Эволюция понятия «социального движения»
Несмотря на то, что социальные движения были объектом пристального внимания со стороны социологии с первых десятилетий ее существования, их исследование выделилось в специальную область не ранее 60-х годов нашего века (McAdam, McCarthy & Zald, 1988; Здравомыслова, 1995). Как и всякая научная дисциплина, социология общественных движений стартовала с более строгого определения своего предмета, отграничив то, что входило в сферу ее интересов, от всего остального. Такой исходной точкой стало доминировавшее в течение последних 30 лет понимание движений как определенной формы социального действия (Gamson, 1975; Turner & Killian, 1987). Это определение объединяло оппонентов из числа сторонников теорий коллективного поведения и мобилизации ресурсов, хотя первые подчеркивали внеинституциональность и реакционность социальных движений, а вторые — их рациональную и организованную природу (Jenkins, 1983; McAdam, McCarthy & Zald, 1988). Сохранялась, однако, общая проблематика, связанная с вопросом о том, почему люди выбирают или не выбирают сценарий социального движения для достижения своих политических целей, и какие последствия такой выбор влечет за собой в разных условиях.
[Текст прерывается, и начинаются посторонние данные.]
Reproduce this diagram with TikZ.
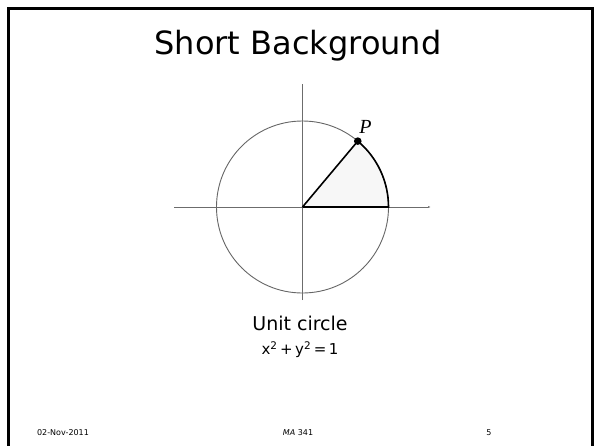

Это определение обеспечило несколько десятилетий бурного развития дисциплины, однако, оно же наложило несколько существенных ограничений на объяснение ее возможностей. Во-первых, социальные движения как специфическая стратегия поведения оказались связаны с определенной политической системой, на поддержку (борьбу против) которой были направлены их основные действия. Эта система возникла в Европе в Новое время, поэтому говорить о социальных движениях в более ранние периоды или в отношении неевропейских обществ нельзя. Лучшее, что можно сделать — это обнаружить в них функционально аналогичные формы и доверить их сравнительное изучение новой дисциплине — скажем, специальной отрасли социальной антропологии.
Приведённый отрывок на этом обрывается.